Whither the Electoral College?
On Nov. 8, Hillary Clinton received a 2 percent larger portion of the popular vote than Donald Trump, yet Trump won the presidency. Historically, five presidents won in the Electoral College while holding a popular vote deficit, the most striking being John Adams in 1824 with a whopping 10 percent deficit. Frustration and anger over a system that seems to hand the presidency to the wrong person is alive in the land.
Perhaps the smartest and wisest man I ever met was my father. With little more than a high school education, he spent much of his career in the mathematically intense field of encryption. Many years after leaving the field, an Army general showed up at his funeral to tell my mother that my father had made an important contribution to America’s Cold War effort. He didn’t elaborate, and we will likely never know what that contribution was. But my admiration for my father is boundless.
A theme among the things my father taught me was what I call “the power of powerlessness.” He often brought to my attention people who were powerless, and he pointed out the destructive power of powerlessness in their lives. When I was baffled by the Electoral College, he explained to me “the tyranny of the majority,” which my school teachers were slow to articulate. He specifically taught me to appreciate the role of the Electoral College in impeding the abuse of power and the favoring of a powerful class over the less powerful.
You will read in popular media that the purpose of the Electoral College as formulated in Philadelphia was to favor slave states and the perpetuation of slavery.

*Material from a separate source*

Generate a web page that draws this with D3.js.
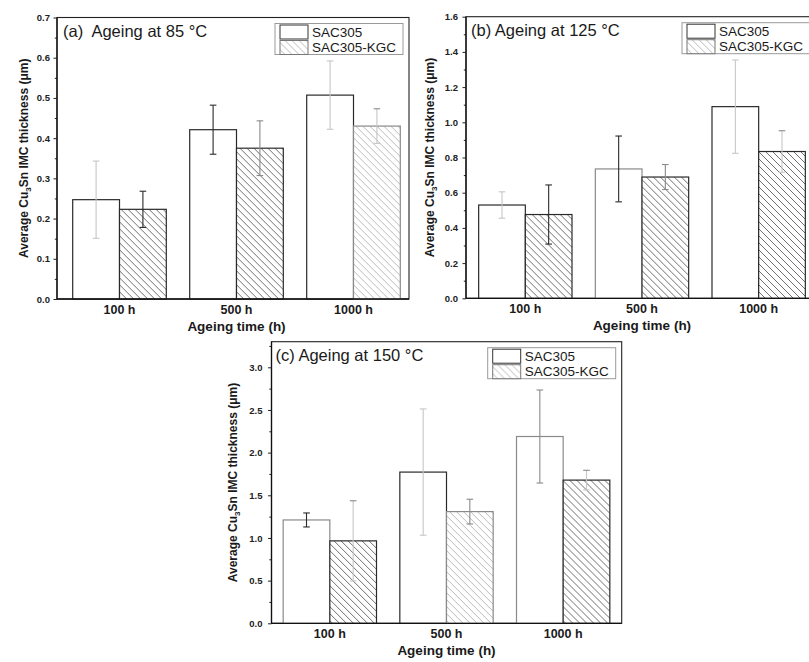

But the design of the Electoral College was driven by the interests of the (then) less populous states like New Jersey and Connecticut, which did not want to be run over by the big states, like Massachusetts and New York. A good illustration of this wisdom is in the election of 2016. This is not because Donald Trump will make a better president than Hillary Clinton, but because of how power was distributed in the electoral process.

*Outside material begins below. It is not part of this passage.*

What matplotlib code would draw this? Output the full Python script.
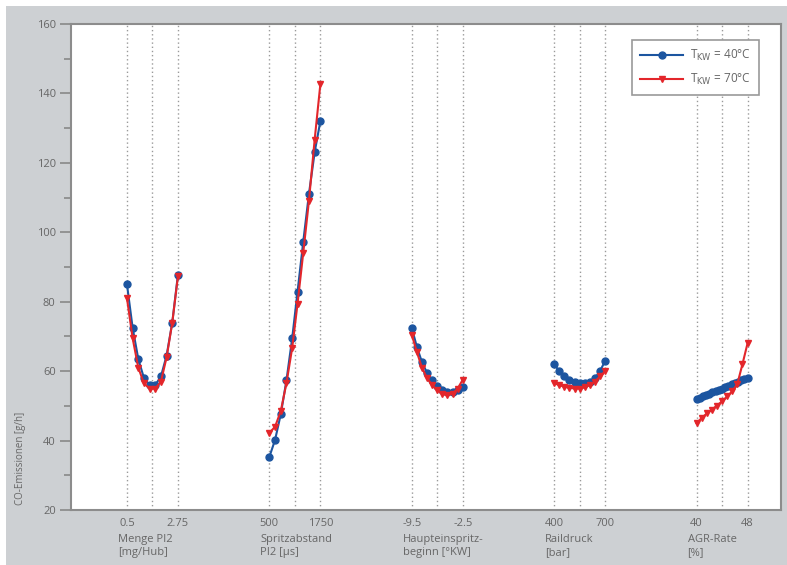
import matplotlib.pyplot as plt
from matplotlib.patches import Rectangle
import matplotlib.transforms as mtransforms

plt.rcParams['font.family'] = ['Open Sans', 'DejaVu Sans']

# Gruppen: Parameter, Achsenbereich (min, max), Referenzlinie in der Mitte
labels = ['Menge PI2\n[mg/Hub]', 'Spritzabstand\nPI2 [µs]', 'Haupteinspritz-\nbeginn [°KW]',
          'Raildruck\n[bar]', 'AGR-Rate\n[%]']
tick_lo = [0.5, 500, -9.5, 400, 40]
tick_hi = [2.75, 1750, -2.5, 700, 48]
tick_lo_txt = ['0.5', '500', '-9.5', '400', '40']
tick_hi_txt = ['2.75', '1750', '-2.5', '700', '48']
mid_ref = [1.6, 1125, -6.0, 550, 44]

# T_KW = 40 °C
x40 = [
    [0.5, 0.75, 1.0, 1.25, 1.5, 1.75, 2.0, 2.25, 2.5, 2.75],
    [500, 640, 780, 920, 1060, 1190, 1330, 1470, 1610, 1750],
    [-9.5, -8.8, -8.1, -7.4, -6.7, -6.0, -5.3, -4.6, -3.9, -3.2, -2.5],
    [400, 430, 460, 490, 520, 550, 580, 610, 640, 670, 700],
    [40, 40.5, 41, 41.5, 42, 42.5, 43, 43.5, 44, 44.5, 45, 45.5, 46, 46.5, 47, 47.5, 48],
]
y40 = [
    [85, 72.5, 63.5, 58, 56, 56, 58.5, 64.5, 74, 87.8],
    [35.3, 40.2, 47.6, 57.4, 69.5, 82.8, 97.2, 111, 123, 132],
    [72.5, 67, 62.6, 59.5, 57.4, 55.8, 54.6, 54, 54, 54.5, 55.4],
    [62, 60, 58.5, 57.5, 57, 56.5, 56.5, 57, 58, 60, 63],
    [52, 52.4, 52.8, 53.2, 53.5, 53.9, 54.2, 54.6, 55, 55.4, 55.8, 56.2, 56.6, 57, 57.4, 57.7, 58],
]

# T_KW = 70 °C
x70 = [
    [0.5, 0.75, 1.0, 1.25, 1.5, 1.75, 2.0, 2.25, 2.5, 2.75],
    [500, 640, 780, 920, 1060, 1190, 1330, 1470, 1610, 1750],
    [-9.5, -8.8, -8.1, -7.4, -6.7, -6.0, -5.3, -4.6, -3.9, -3.2, -2.5],
    [400, 430, 460, 490, 520, 550, 580, 610, 640, 670, 700],
    [40, 40.8, 41.6, 42.4, 43.2, 44, 44.8, 45.6, 46.4, 47.2, 48],
]
y70 = [
    [81, 69.5, 61, 56.5, 55, 55, 57, 64, 74, 87.3],
    [42.2, 44, 48.5, 56.6, 66.7, 79.3, 94, 109, 126.6, 142.6],
    [70.5, 65.5, 61, 58, 56, 54.5, 53.5, 53, 53.5, 55, 57.5],
    [56.5, 56, 55.5, 55.2, 55, 55, 55.3, 56, 57, 58.5, 60],
    [45, 46.5, 47.8, 48.9, 50.1, 51.3, 52.7, 54.2, 56.3, 62, 68],
]

half = 0.179  # halbe Gruppenbreite auf der gemeinsamen x-Achse


def pos(g, v):
    lo, hi = tick_lo[g], tick_hi[g]
    return (g + 1) + (v - (lo + hi) / 2) / (hi - lo) * 2 * half


grau = '#cdd0d3'
txt = '#666666'
blau = '#1c55a0'
rot = '#e3262b'

fig = plt.figure(figsize=(7.87, 5.65), dpi=100, facecolor='white')
fig.patches.append(Rectangle((6 / 787, 0), 1, (565 - 6) / 565, transform=fig.transFigure,
                             facecolor=grau, edgecolor='none', zorder=-10))
ax = fig.add_axes([71 / 787, 55 / 565, 710 / 787, 486 / 565])
ax.set_facecolor('white')

for g in range(5):
    for v in (tick_lo[g], mid_ref[g], tick_hi[g]):
        ax.axvline(pos(g, v), color='#9a9a9a', linestyle=(0, (1, 2)), linewidth=1.0, zorder=1)

for g in range(5):
    ax.plot([pos(g, v) for v in x40[g]], y40[g], color=blau, marker='o', markersize=5,
            linewidth=1.5, zorder=3, label='T$_{\\rm KW}$ = 40°C' if g == 0 else None)
for g in range(5):
    ax.plot([pos(g, v) for v in x70[g]], y70[g], color=rot, marker='v', markersize=5,
            linewidth=1.5, zorder=4, label='T$_{\\rm KW}$ = 70°C' if g == 0 else None)

ax.set_xlim(0.428, 5.414)
ax.set_ylim(20, 160)
ax.set_yticks(range(20, 161, 20))
ax.set_yticks(range(30, 160, 20), minor=True)

xt = []
xl = []
for g in range(5):
    xt += [pos(g, tick_lo[g]), pos(g, tick_hi[g])]
    xl += [tick_lo_txt[g], tick_hi_txt[g]]
ax.set_xticks(xt)
ax.set_xticklabels(xl)

ax.tick_params(axis='x', length=0, pad=6, labelsize=8, labelcolor=txt)
ax.tick_params(axis='y', which='major', length=8, width=1.2, color='#888888', labelsize=8,
               labelcolor=txt, pad=3)
ax.tick_params(axis='y', which='minor', length=5, width=1.2, color='#888888')
for s in ax.spines.values():
    s.set_color('#8c8c8c')
    s.set_linewidth(1.5)

for g in range(5):
    off = mtransforms.offset_copy(ax.get_xaxis_transform(), fig=fig, x=-9, y=-24, units='dots')
    ax.text(pos(g, tick_lo[g]), 0, labels[g], transform=off, ha='left', va='top',
            fontsize=8, color=txt, linespacing=1.25)

fig.text(21 / 787, (565 - 505) / 565, 'CO-Emissionen [g/h]', rotation=90, ha='center',
         va='bottom', fontsize=7, color=txt)

leg = ax.legend(loc='upper right', bbox_to_anchor=(0.9775, 0.979), fontsize=8.5, fancybox=False,
                edgecolor='#999999', framealpha=1, handlelength=3.6, borderpad=0.7,
                labelspacing=0.7, handletextpad=0.6)
leg.get_frame().set_linewidth(1.2)
for t in leg.get_texts():
    t.set_color(txt)

fig.savefig('out.png', dpi=100, facecolor=fig.get_facecolor())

Observers have noted that, with the votes of California and New York removed from the 2016 popular vote, Donald Trump would have won the popular vote decisively. From this, it’s evident that, since the large, wealthy coastal population centers tend to favor the same electoral outcomes, without the Electoral College, they would simply decide all elections.

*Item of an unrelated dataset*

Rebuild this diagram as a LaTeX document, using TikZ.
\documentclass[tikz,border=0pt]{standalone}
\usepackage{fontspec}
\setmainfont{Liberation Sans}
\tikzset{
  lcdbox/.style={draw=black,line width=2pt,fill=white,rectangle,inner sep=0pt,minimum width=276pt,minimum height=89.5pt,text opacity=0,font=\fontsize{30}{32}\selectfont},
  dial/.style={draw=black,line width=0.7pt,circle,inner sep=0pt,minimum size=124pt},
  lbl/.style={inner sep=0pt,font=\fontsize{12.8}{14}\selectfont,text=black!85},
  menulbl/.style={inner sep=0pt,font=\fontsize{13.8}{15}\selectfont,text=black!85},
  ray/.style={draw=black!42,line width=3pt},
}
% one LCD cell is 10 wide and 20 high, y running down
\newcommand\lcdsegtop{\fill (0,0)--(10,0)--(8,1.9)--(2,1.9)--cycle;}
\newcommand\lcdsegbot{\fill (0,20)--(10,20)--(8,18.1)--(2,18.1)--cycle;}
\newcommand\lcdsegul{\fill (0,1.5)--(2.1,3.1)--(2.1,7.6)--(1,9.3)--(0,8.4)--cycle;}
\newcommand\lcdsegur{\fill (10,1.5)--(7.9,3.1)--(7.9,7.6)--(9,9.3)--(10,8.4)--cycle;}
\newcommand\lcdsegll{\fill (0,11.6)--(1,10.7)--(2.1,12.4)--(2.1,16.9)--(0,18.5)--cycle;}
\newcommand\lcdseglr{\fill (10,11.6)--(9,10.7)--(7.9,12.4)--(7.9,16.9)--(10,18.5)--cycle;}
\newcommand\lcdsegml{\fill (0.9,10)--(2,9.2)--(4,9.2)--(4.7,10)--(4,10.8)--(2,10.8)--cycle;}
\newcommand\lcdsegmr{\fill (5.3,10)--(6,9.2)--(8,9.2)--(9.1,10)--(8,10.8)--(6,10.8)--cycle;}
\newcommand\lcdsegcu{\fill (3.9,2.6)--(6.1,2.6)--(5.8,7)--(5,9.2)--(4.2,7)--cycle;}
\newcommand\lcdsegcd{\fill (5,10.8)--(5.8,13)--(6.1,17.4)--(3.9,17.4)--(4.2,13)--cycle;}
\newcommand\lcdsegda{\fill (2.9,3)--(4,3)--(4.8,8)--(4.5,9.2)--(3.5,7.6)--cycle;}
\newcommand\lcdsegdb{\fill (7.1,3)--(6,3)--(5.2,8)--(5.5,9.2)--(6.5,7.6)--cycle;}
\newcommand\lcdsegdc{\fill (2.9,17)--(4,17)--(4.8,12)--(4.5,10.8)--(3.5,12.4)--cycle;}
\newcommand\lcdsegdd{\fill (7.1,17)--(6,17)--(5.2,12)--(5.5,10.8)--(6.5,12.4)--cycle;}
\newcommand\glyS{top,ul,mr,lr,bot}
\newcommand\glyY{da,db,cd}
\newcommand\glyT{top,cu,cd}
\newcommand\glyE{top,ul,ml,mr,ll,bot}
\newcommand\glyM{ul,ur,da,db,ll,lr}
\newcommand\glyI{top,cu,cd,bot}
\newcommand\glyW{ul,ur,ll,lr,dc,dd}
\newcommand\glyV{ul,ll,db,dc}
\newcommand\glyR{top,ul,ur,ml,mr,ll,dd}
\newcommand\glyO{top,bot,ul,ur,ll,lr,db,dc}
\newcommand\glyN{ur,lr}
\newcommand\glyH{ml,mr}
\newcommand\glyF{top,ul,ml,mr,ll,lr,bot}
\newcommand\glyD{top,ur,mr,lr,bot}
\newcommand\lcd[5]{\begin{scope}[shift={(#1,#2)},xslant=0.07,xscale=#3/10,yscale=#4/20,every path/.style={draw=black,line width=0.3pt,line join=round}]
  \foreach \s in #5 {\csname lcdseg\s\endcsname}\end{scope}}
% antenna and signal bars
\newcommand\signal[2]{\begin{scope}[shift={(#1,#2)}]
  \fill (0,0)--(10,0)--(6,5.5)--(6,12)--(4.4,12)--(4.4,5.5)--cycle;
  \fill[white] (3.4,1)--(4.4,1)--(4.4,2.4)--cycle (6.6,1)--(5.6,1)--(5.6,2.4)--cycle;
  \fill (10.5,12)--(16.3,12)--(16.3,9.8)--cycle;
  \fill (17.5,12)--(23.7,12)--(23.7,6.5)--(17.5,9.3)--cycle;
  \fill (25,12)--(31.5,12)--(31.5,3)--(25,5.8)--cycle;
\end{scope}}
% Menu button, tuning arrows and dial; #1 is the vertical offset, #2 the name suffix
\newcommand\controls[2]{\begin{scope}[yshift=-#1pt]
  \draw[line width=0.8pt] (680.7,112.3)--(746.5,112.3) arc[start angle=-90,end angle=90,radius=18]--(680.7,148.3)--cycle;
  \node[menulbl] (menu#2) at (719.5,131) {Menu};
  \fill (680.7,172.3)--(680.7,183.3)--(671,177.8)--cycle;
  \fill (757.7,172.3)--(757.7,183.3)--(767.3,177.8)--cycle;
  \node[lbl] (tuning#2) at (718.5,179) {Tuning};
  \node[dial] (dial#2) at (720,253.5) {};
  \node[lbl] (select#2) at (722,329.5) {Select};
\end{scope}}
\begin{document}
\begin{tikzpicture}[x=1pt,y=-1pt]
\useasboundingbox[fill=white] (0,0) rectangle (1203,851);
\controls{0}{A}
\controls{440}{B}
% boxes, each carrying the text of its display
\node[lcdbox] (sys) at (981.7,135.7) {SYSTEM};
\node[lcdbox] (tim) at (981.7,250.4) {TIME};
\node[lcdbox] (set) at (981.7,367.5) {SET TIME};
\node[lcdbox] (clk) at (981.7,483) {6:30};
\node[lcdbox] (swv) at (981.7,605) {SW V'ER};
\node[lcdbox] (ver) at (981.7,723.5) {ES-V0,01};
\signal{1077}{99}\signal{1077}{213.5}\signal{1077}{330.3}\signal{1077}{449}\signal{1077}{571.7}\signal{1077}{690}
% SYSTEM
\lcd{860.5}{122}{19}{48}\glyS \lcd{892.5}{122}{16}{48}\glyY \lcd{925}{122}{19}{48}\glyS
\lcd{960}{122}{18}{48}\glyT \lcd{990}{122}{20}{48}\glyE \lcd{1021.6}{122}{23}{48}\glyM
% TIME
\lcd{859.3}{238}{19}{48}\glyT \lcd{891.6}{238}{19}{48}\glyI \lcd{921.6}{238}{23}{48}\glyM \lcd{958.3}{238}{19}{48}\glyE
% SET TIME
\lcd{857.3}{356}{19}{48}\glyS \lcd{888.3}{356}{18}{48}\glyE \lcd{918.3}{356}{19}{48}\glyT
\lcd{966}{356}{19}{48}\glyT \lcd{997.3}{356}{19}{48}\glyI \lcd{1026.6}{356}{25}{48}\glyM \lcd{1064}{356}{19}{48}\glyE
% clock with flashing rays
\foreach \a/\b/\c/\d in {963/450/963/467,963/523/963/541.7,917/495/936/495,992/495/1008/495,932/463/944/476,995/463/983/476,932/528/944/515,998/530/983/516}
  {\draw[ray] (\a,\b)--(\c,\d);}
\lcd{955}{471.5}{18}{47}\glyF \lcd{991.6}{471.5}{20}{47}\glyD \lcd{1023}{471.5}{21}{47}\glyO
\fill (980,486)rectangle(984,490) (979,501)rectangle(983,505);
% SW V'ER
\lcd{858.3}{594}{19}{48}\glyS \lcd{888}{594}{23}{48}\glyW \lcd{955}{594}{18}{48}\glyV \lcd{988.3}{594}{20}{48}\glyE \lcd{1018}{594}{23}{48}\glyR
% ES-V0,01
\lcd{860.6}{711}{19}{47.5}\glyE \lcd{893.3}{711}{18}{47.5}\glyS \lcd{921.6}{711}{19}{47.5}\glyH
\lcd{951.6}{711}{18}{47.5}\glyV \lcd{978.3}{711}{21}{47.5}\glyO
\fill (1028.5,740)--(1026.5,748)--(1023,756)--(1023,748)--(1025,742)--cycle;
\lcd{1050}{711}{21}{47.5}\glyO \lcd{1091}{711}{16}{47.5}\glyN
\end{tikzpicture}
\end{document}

But across much of middle-America lies a wasteland of closed factories and a substantial population of people who have been denied the dignity of work. They are left to fight over scraps with people who may not be in the country legally. What has evolved is a system in which this population is supported by government disability insurance and other financial support systems. No one is more conscious than they of the indignity of their situation, and of their powerlessness. No one in the population centers of California or New York understands their plight, and, if they did, they wouldn’t care.
You may argue that the displaced workers don’t understand the role of, say, automation in how they came to their situation, but, for once, their voice matters. You may argue that the remedies Donald Trump has proposed will create more problems than will be solved, but, nevertheless, their voice matters. Without the Electoral College, neither of the major political parties would lift a finger to restore their dignity. But now these people have a voice, and the politicians must pay attention to them. We must hope that remedies the politicians now enact will, in fact, aid in restoring the workers’ lost dignity.
David Brown is a mostly retired nuclear engineer living in Richland, who, with his wife, raised three sons. He has had a lifelong fascination with the relationship between human nature and the human condition.